### Data excerpts
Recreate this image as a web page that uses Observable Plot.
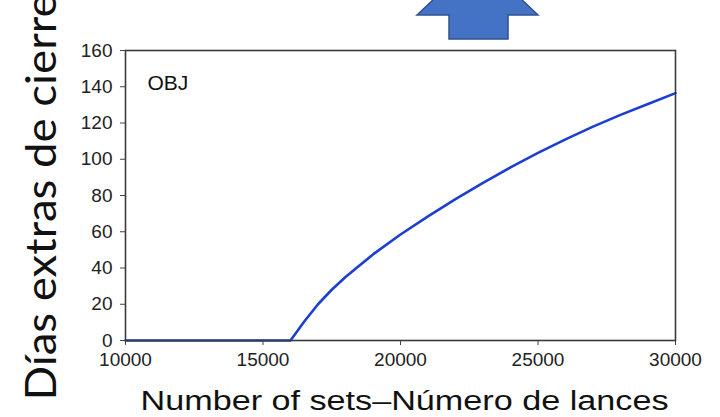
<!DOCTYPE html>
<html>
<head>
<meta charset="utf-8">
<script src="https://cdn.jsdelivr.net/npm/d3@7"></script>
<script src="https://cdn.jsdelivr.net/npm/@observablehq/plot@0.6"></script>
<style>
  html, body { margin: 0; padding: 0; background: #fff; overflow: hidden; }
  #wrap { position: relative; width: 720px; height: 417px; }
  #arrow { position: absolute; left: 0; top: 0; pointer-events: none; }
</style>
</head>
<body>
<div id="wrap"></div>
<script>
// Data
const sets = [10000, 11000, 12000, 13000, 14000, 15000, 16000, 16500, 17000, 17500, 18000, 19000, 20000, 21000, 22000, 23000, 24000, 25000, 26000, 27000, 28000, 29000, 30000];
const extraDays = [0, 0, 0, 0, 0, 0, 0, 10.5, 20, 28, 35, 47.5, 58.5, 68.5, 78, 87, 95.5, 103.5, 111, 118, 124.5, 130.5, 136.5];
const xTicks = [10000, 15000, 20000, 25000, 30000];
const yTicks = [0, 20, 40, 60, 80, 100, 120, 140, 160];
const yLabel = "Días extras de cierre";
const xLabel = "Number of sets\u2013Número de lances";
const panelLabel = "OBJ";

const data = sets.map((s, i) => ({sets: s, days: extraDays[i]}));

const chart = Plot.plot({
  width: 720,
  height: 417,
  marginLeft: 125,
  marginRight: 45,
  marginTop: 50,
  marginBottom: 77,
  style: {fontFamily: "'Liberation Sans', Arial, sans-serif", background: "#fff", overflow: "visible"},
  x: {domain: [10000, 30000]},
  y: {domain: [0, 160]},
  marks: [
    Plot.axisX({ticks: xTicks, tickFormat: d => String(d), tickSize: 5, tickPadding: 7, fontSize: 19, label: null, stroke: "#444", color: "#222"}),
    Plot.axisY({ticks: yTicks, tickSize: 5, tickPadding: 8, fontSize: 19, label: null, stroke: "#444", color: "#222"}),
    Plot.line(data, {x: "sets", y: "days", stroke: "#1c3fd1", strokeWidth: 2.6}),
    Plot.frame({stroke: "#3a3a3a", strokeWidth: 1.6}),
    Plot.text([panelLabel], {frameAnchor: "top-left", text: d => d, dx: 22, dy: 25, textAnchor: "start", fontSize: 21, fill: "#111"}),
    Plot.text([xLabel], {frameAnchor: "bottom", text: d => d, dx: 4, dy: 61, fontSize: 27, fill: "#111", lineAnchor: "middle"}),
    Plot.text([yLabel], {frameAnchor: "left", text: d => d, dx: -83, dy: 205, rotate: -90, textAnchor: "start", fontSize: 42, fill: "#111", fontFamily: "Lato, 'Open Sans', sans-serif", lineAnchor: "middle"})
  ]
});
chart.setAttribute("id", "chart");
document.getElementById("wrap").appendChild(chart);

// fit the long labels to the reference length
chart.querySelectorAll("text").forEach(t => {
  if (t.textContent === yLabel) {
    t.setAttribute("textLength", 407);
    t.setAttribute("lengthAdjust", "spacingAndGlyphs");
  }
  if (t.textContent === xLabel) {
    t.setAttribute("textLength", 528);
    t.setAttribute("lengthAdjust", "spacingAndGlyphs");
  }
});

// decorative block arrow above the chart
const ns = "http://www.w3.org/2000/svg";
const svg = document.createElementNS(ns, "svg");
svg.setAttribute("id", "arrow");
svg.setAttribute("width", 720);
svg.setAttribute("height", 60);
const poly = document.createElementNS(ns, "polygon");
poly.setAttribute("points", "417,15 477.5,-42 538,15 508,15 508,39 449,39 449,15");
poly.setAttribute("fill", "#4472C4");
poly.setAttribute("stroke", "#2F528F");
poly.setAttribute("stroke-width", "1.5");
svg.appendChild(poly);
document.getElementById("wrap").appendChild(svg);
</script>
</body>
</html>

==

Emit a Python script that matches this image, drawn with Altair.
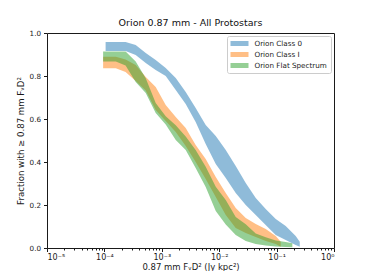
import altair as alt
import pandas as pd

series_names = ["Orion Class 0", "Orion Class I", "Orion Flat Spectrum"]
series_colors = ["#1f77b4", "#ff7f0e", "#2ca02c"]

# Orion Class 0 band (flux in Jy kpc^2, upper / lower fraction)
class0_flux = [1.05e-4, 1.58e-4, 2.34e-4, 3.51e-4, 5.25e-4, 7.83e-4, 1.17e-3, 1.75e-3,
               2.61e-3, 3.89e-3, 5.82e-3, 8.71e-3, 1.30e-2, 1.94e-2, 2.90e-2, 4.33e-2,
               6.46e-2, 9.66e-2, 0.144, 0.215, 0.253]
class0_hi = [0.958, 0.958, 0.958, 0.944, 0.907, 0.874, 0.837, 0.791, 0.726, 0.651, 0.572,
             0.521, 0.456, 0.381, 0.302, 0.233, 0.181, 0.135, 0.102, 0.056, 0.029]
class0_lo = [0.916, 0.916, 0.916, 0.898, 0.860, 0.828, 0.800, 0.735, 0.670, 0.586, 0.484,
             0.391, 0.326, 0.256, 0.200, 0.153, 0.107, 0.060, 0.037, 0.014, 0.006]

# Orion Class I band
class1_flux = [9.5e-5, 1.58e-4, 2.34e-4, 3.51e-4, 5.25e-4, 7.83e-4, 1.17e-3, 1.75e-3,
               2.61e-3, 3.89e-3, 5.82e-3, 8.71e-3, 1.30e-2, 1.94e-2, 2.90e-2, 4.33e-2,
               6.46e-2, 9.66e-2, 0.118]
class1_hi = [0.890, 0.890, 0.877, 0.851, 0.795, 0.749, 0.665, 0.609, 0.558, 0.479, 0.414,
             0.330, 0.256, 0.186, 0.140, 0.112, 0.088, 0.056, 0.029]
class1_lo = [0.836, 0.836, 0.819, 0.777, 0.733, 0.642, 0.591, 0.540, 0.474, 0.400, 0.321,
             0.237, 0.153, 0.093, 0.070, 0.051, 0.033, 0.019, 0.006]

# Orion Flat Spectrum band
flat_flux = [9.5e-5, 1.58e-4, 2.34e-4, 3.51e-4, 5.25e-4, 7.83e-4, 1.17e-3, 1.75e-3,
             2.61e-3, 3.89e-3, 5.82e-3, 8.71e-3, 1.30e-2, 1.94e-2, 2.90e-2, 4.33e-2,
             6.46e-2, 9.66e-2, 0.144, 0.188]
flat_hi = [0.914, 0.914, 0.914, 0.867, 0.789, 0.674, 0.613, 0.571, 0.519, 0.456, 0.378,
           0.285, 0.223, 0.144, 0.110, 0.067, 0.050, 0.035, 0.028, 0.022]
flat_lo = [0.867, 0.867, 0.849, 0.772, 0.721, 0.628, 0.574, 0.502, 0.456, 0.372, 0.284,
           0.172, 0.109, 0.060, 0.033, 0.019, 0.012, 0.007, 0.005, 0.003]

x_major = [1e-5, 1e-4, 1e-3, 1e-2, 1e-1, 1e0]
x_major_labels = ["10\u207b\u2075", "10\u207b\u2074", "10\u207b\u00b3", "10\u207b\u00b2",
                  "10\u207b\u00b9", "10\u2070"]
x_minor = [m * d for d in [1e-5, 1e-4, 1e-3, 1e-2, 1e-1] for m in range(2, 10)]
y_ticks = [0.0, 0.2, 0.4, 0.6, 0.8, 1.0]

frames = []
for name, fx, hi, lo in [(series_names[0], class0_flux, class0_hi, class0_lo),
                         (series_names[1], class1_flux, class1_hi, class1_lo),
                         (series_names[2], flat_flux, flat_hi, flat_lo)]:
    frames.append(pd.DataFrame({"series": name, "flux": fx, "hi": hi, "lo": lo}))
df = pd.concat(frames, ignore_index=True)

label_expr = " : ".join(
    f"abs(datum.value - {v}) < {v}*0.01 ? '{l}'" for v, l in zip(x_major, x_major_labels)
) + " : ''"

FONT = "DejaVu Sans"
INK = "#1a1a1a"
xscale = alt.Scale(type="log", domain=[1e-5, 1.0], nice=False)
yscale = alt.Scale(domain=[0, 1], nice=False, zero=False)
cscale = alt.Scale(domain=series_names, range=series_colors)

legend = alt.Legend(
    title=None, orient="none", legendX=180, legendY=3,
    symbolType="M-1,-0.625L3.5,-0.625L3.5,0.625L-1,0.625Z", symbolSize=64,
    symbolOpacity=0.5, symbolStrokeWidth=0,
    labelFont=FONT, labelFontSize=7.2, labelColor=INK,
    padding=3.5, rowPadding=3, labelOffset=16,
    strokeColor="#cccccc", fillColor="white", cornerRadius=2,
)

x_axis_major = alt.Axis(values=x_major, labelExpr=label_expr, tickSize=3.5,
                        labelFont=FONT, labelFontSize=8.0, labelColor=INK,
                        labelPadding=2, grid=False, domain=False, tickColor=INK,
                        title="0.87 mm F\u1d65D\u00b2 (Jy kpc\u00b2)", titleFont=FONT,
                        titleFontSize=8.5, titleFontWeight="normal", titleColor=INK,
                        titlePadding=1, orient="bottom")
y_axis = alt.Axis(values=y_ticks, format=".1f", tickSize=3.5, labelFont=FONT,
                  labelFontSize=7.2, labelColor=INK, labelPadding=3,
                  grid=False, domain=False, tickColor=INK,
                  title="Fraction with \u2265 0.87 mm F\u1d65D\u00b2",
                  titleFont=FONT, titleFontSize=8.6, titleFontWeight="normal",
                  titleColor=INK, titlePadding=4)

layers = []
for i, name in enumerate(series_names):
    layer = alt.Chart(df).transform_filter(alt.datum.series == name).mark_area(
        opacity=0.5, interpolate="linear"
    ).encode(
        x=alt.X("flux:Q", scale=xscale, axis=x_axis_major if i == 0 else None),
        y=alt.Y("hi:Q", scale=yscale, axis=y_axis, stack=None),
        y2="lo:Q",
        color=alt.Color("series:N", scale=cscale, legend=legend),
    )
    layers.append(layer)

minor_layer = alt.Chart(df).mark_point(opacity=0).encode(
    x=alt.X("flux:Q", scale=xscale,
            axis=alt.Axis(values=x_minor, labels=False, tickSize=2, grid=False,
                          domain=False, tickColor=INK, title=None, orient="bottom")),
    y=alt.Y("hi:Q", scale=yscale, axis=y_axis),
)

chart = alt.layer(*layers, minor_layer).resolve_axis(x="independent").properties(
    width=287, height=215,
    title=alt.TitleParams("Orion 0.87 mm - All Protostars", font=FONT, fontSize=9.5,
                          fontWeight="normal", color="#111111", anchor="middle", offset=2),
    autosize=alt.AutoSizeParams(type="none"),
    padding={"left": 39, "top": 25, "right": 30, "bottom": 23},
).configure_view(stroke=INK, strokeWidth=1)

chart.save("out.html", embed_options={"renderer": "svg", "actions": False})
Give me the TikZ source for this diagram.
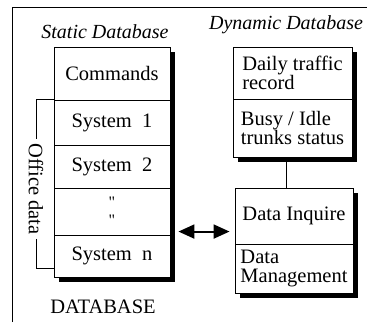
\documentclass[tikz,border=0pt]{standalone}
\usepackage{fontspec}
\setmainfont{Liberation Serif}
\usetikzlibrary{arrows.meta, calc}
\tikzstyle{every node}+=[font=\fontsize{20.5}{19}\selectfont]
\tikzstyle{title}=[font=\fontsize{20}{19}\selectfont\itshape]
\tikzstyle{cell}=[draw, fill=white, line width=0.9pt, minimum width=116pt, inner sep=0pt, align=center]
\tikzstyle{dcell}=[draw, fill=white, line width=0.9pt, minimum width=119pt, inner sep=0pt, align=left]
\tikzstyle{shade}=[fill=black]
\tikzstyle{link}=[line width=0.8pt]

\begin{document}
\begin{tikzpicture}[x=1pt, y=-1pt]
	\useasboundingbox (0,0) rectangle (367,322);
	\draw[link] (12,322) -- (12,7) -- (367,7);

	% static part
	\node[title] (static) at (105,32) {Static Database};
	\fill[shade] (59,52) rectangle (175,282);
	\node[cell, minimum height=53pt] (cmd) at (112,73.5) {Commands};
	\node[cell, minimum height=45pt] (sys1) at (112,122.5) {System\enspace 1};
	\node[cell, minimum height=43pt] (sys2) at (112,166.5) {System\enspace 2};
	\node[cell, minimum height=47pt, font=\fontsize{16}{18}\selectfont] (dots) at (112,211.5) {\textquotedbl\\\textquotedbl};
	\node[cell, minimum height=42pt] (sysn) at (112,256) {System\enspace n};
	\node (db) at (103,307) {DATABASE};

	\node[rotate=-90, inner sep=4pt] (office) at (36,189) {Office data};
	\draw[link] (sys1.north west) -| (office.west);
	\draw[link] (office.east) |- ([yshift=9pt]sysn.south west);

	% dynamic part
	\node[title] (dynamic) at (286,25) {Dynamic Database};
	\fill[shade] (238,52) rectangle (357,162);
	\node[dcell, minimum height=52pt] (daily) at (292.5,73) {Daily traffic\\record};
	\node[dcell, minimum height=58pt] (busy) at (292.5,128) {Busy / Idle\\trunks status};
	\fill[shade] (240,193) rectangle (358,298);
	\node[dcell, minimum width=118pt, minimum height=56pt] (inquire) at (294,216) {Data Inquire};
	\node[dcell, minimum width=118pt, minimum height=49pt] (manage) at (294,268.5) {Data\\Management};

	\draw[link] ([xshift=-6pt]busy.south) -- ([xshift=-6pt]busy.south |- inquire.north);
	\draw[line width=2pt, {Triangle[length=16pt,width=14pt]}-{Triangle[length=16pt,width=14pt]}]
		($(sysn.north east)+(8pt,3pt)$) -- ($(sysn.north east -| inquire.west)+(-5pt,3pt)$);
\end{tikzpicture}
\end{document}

### Stated goal
The records are above. How many lines in them contain the word "with"? Give the number alone.

### Answer below
2